Dangerous Men has to stand as one of the most disjointed and incomprehensible films ever made. It raises many more questions than it answers. Who are all these people? Why do half of them not have names? Why is so much time being spent on people we'll never see again? What is going on? Why is no one being properly introduced? What was the point of that scene? What sort of alien/man hybrid created this film? If you ever wanted to watch a movie that raises these and more questions, then you have found nirvana.
The Disc
Kudos must again go to Drafthouse Films who, along with Arrow Video, are the kings when it comes to releasing forgotten, genre or cult films to Blu-Ray with a maximum amount of care and consideration for the buyer. Dangerous Men is another standout release from Drafthouse, presenting the Blu-Ray, DVD and digital release of John S. Rad's almost-forgotten "masterpiece" in one set, along with some decent extras.

Picture is clear and acceptable, considering that Dangerous Men was probably shot for fifty bucks. The picture is bright and although there's a fair amount of grain and artefacts, it lends itself nicely to that grindhouse/exploitation feel that Rad was presumably aiming for. There's a bit of a jitteriness to the picture, but I'd put that down to the original film source. Sound, however, is another story. Dialogue is often extremely difficult to understand, given that it is usually hollow-sounding and varies wildly from scene to scene, sometimes overshadowed by background noise or Rad's awful, awful score. Half the time it sounds like the actors had their dialogue recorded on a tape recorder and then played back in an empty toilet stall. Sound effects are often clumsily executed, and the sound occasionally has the habit of dropping out completely. And speaking of the music, it's mostly repetitive, looping shit that you'd expect to find in a 70's porn film, or a parody of one (think of the music that pops up during Orgazmo's sex scenes and you'll get the idea). It would have been useful if Drafthouse provided subtitles for this film, but perhaps no one could understand the dialogue to begin with so they dropped the idea.

Main features include an audio commentary with "Destroy All Movies" authors Zack Carlson and Bryan Connolly. They make fun of the awfulness of Dangerous Men and provide some decent background information and banter throughout, including a bit about how Rad was apparently notoriously stingy and paid actors ten dollars a day and a McDonald's burger (that paints so many wonderful images). "That's So John Rad" sees documentary makers Tim Skousen and Jeremy Coon track down the people (seven or so in total!) who saw Dangerous Men on its original release and talk about their experience with the film.
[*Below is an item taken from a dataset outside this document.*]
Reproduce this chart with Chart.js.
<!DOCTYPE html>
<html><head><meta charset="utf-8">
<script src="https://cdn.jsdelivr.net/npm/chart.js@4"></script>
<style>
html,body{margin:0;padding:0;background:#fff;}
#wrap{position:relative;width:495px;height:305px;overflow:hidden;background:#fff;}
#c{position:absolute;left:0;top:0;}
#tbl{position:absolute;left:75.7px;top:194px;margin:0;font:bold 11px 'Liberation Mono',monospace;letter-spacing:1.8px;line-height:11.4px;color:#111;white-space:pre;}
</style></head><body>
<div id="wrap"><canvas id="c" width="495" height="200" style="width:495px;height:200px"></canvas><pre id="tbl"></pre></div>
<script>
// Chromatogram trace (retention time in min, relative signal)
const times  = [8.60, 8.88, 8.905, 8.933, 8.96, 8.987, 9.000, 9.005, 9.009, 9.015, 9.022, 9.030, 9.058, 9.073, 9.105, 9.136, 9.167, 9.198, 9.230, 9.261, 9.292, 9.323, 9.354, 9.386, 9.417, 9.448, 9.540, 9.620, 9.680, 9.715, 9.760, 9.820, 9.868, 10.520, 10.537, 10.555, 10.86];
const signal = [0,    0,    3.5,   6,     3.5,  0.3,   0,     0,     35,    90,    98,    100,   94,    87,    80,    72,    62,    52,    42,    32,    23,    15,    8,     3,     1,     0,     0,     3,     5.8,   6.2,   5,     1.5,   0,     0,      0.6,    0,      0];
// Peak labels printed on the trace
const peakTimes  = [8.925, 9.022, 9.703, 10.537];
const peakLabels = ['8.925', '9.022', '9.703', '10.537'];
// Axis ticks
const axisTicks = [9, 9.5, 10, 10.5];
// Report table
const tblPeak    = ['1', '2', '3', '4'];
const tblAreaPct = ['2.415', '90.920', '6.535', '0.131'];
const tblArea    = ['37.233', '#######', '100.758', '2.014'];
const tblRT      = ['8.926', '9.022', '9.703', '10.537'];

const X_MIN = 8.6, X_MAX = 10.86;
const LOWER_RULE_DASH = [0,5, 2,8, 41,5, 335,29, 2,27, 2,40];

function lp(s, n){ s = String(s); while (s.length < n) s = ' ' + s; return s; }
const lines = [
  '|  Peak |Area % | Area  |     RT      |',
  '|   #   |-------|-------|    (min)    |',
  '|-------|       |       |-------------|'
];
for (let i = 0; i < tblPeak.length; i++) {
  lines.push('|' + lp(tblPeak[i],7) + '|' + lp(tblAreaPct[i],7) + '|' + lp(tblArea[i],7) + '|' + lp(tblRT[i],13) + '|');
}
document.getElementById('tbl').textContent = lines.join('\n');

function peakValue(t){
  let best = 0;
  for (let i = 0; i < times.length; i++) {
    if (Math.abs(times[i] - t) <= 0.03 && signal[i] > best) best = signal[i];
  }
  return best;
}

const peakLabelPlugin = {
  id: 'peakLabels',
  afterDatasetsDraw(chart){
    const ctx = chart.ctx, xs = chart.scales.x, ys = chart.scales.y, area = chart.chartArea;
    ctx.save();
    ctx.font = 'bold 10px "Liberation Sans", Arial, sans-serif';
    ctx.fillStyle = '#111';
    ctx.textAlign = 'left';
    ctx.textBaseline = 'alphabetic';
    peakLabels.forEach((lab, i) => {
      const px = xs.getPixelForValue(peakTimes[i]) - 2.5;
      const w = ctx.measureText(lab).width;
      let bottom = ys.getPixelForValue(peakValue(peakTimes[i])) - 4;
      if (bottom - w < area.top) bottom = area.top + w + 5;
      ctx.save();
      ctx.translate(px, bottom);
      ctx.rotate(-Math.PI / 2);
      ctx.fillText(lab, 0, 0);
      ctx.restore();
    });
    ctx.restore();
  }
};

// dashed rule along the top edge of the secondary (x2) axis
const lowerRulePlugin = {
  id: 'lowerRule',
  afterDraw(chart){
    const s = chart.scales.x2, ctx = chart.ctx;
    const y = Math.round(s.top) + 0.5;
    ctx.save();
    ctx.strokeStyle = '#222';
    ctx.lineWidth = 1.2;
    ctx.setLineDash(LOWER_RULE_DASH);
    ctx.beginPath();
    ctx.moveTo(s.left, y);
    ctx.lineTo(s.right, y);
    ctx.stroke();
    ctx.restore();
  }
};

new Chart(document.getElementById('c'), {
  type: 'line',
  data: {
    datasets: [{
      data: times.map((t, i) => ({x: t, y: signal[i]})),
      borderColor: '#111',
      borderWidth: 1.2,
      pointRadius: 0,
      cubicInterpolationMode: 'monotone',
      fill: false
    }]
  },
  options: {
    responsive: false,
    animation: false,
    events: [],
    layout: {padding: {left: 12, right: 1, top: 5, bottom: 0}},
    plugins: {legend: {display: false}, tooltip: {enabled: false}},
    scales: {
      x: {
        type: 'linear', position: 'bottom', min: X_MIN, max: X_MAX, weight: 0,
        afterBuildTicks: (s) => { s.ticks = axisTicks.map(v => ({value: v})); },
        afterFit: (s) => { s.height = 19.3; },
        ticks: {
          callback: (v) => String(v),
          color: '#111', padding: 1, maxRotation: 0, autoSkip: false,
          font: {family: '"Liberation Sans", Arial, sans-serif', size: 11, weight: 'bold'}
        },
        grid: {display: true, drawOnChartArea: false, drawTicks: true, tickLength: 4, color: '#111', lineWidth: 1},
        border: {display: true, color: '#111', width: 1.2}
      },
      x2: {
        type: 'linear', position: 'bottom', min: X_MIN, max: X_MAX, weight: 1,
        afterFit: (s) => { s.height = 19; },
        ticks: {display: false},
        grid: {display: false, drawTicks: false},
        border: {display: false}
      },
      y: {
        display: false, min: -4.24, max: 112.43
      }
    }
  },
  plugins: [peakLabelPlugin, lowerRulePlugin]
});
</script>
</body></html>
John Rad's daughter is also interviewed, and we get a brief look at the mysterious Rad himself.

The disc contains an interview with Dangerous Men cinematographer Peter Palian. Palian, who also worked on Samurai Cop, talks about working with John S. Rad during its twenty-two year gestation. There's also the full episode of a show called "Queer Edge with Jack E Jett" which featured Rad as a guest along with Sandra Bernhard. The show seems insufferable and too try-hard funny, but it's worth fast-forwarding to Rad's appearance.

Along with the DVD and digital release of the film, Drafthouse's Dangerous Men Blu-Ray comes with its original theatrical trailer and trailers for some of their other releases. There's also a booklet containing an interview with Rad, as well as a reversible cover.

Note that at the time of writing, the Dangerous Men DVD (not the Blu-Ray) has issues with sound being out of sync with the picture - this presumably will be remedied in future prints, but apparently customers are advised to email Drafthouse Films for a replacement DVD if needed.
The Verdict
Movie Score
Disc Score
Overall Score
John S. Rad has created a film as unique, strange and baffling as a man with the name "John S. Rad" can only conjure. Dangerous Men is an absolute mess of a film, bordering on incomprehensible with its rotating cast, inane dialogue, pointless characters and scenes, and overall incompetence. But with so many hidden gems of hilarity, bad movie buffs will be happily rewatching this for years. Obviously, as with all of these sorts of films, avoid if you're only into "proper" movies.